Paul A. Denett, administrator of the Office of Federal Procurement Policy at the Office of Management and Budget, said federal contracting officers already have access to compensation information under existing regulations and making the information available to the public could have a "chilling effect" on companies' participation in competing for federal contracts -- especially small businesses.

"There are a lot of small businesses that would be disturbed about jumping into the government space if this legislation was enacted," Denett said. "The presidents of those private companies don't want their employees to know what they're making." He said members of Congress should consider only making the bill's provisions applicable to companies with more than $25 million in contracts in a given fiscal year. That, Denett said, "would get at some of the much larger [companies] that in conjecture are causing you the most consternation."

Murphy said he would consider such a change, because he wanted to target the legislation at large private firms that operate much like public companies.

Alan Chvotkin, senior vice president and counsel for the Professional Services Council, said the industry association is opposed to Murphy's bill because "a privately held company should not be punished for organizing itself in a manner that best suits its needs."

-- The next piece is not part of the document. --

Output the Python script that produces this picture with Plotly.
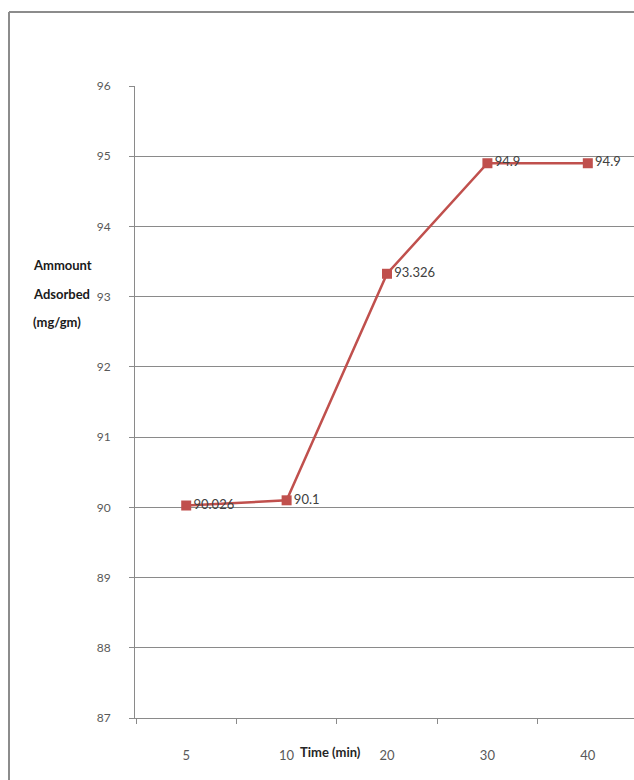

The hearing also addressed the Contractors and Federal Spending Accountability Act (H.R. 3033), co-sponsored by New York Democrats Carolyn Maloney and committee chairman Edolphus Towns. That measure would mandate the creation of a governmentwide database of information on contractor performance and misconduct. Supporters of Maloney's legislation say existing compilations of information on contractor performance are incomplete or inconsistent. The new structure would standardize performance metrics and methods agencies use to submit information, she has said.

Scott Amey, general counsel of the Project on Government Oversight, told the subcommittee that his organization has strongly supported Maloney's legislation for years. Denett conceded that having a centralized database might be more efficient, but said the information agencies would be required to collect under the bill may be overly expansive.

Chvotkin and Rep. Tom Davis, R-Va., spoke out against Maloney's bill, saying it requires reports on allegations of misconduct or legal violations, and not just fully adjudicated findings.

"What we're talking about here really is the institutionalization of gossip, and that gives me great concern," Davis said. "Putting down mere allegations or charges and trying to make this a part of what a contracting officer or procurement official looks at, I think, makes this an open season that does not help the contracting process at all."

Maloney said it was not the intent of her legislation to include allegations and that she would work with Davis to clarify any misunderstanding about what should go into the database.